Dez anos haviam se passado e eu, apesar de ter escrito mais de 300 páginas de quase tudo que você possa imaginar, não havia conseguido concluir um único livro. Foi então que o deserto apareceu e por dois anos eu não consegui escrever uma linha. A experiência do deserto é inquietante. Estar diante do vazio que a incapacidade de nossa linguagem aponta pode desconstruir qualquer tipo de talento e subverter a compreensão do que significa "se aborrecer com tudo aquilo que não for literatura".

Estar árido de palavras é pior do que não saber o que fazer com as palavras que você tem. Para alguém que sente a compulsão pela linguagem isso se torna fatal. Tentar estetizar a própria vida é uma experiência de risco que já levou muitos colegas de ofício literário mais cedo para o cemitério ou para o manicômio.  Meu erro, naquele tempo de sonhos intranquilos, era acreditar que a vida deveria estar a serviço da linguagem. Isso torna a linguagem insuportavelmente pesada. A literatura não consegue conter a vida. Ela não tem força suficiente para ocupar todos os espaços da vida e fazer com que a vida se torça na sua direção.
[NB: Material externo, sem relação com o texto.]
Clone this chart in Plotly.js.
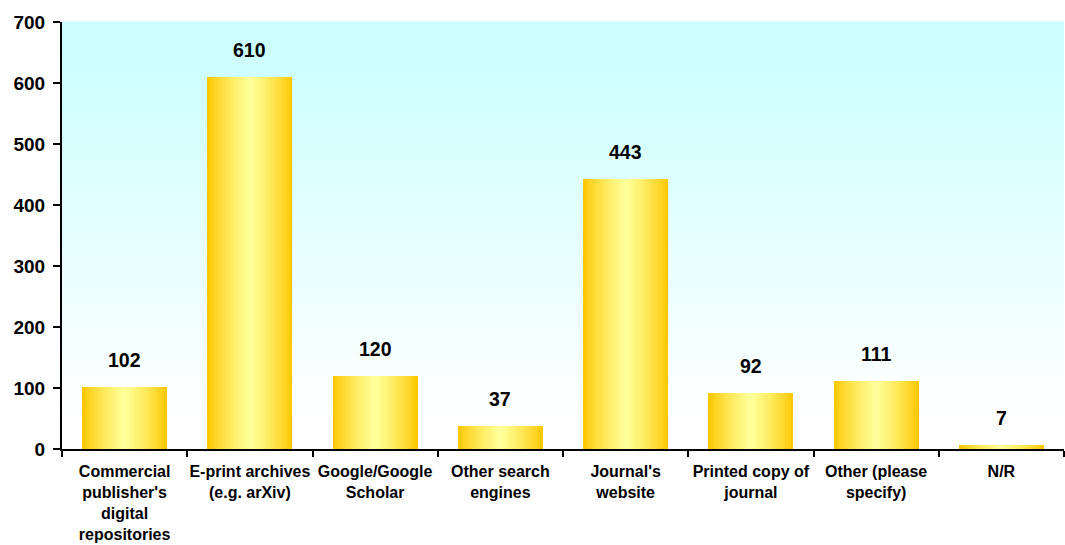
<!DOCTYPE html>
<html>
<head>
<meta charset="utf-8">
<script src="https://cdn.plot.ly/plotly-3.0.1.min.js"></script>
<style>html,body{margin:0;padding:0;background:#fff;}#chart{width:1065px;height:545px;}</style>
</head>
<body>
<div id="chart"></div>
<script>
const categories = [
  "Commercial<br>publisher's<br>digital<br>repositories",
  "E-print archives<br>(e.g. arXiv)",
  "Google/Google<br>Scholar",
  "Other search<br>engines",
  "Journal's<br>website",
  "Printed copy of<br>journal",
  "Other (please<br>specify)",
  "N/R"
];
const values = [102, 610, 120, 37, 443, 92, 111, 7];
const yTicks = [0, 100, 200, 300, 400, 500, 600, 700];

const FONT = "Liberation Sans, Arial, sans-serif";

// Horizontal gradient on bars: overlaid bars of decreasing width
function mix(a, b, t) {
  const r = Math.round(a[0] + (b[0] - a[0]) * t);
  const g = Math.round(a[1] + (b[1] - a[1]) * t);
  const bl = Math.round(a[2] + (b[2] - a[2]) * t);
  return `rgb(${r},${g},${bl})`;
}
const gold = [255, 200, 0];
const light = [255, 255, 153];
const barWidth = 0.68;
const steps = 16;
const traces = [];
for (let k = 0; k < steps; k++) {
  const t = k / (steps - 1);
  traces.push({
    type: "bar",
    x: categories,
    y: values,
    width: barWidth * (1 - k / steps),
    marker: { color: mix(gold, light, Math.pow(t, 0.8)), line: { width: 0 } },
    hoverinfo: k === 0 ? "x+y" : "skip",
    showlegend: false
  });
}

// Background gradient (cyan top -> white bottom) as stacked stripes
const shapes = [];
const bands = 60;
const cyan = [204, 255, 255];
const white = [255, 255, 255];
for (let i = 0; i < bands; i++) {
  const y0 = i / bands, y1 = (i + 1) / bands;
  const mid = (y0 + y1) / 2;
  let t = (mid - 0.08) / (0.92 - 0.08);
  t = Math.max(0, Math.min(1, t));
  shapes.push({
    type: "rect", xref: "paper", yref: "paper", layer: "below",
    x0: 0, x1: 1, y0: y0, y1: y1 + 0.002,
    line: { width: 0 }, fillcolor: mix(white, cyan, t)
  });
}

const annotations = categories.map((c, i) => ({
  x: c, y: values[i], text: String(values[i]),
  showarrow: false, yanchor: "bottom", yshift: 14,
  font: { family: FONT, size: 19.5, color: "#000", weight: "bold" }
}));

const layout = {
  width: 1065, height: 545,
  margin: { l: 62, r: 1, t: 22, b: 96 },
  paper_bgcolor: "#ffffff",
  plot_bgcolor: "rgba(0,0,0,0)",
  barmode: "overlay",
  bargap: 0,
  shapes: shapes,
  annotations: annotations,
  font: { family: FONT, color: "#000" },
  xaxis: {
    type: "category",
    tickson: "boundaries",
    tickangle: 0,
    ticks: "outside", ticklen: 6, tickwidth: 2, tickcolor: "#000",
    ticklabelstandoff: 7,
    showline: true, linecolor: "#000", linewidth: 2,
    showgrid: false, zeroline: false,
    tickfont: { family: FONT, size: 16, color: "#000", weight: "bold" },
    automargin: false,
    fixedrange: true
  },
  yaxis: {
    range: [0, 700],
    tickvals: yTicks,
    ticktext: yTicks.map(String),
    ticks: "outside", ticklen: 7, tickwidth: 2, tickcolor: "#000",
    ticklabelstandoff: 4,
    showline: true, linecolor: "#000", linewidth: 2,
    showgrid: false, zeroline: false,
    tickfont: { family: FONT, size: 19, color: "#000", weight: "bold" },
    automargin: false,
    fixedrange: true
  }
};

Plotly.newPlot("chart", traces, layout, { displayModeBar: false, staticPlot: true });
</script>
</body>
</html>
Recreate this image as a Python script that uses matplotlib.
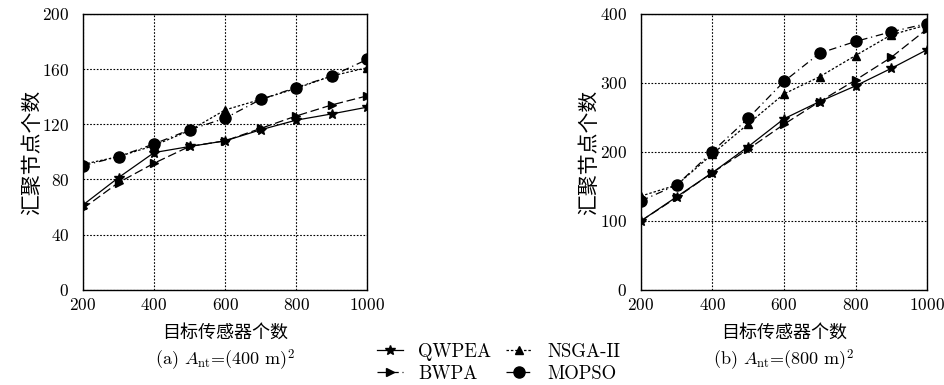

Quando você tenta transformar seu romance na sua vida, seu romance afunda com um peso que não lhe é natural e então você se pega sozinho, sem sua mais fiel amiga, sem sua mais agradável amante. A literatura pode ser o tijolo que falta para preencher algum dos inúmeros buracos da alma de alguém. Quando você negocia com ela e respeita seus limites, ela pode oferecer muito. Hoje, quando eu penso na frase de Kafka, entendo que o seu aborrecimento não era o de quem vive fora da literatura e quer desesperadamente virar personagem de um livro. Mas sim o aborrecimento pragmático que indica que, para exercer o oficio de escritor, é necessário ser mais do que um simples escritor. É necessário primeiro estar vivo num mundo muito maior e muito mais vasto do que os que se guardam nos livros. Num mundo no qual a linguagem está a serviço da vida, com tudo de dano e benefício que isso possa provocar.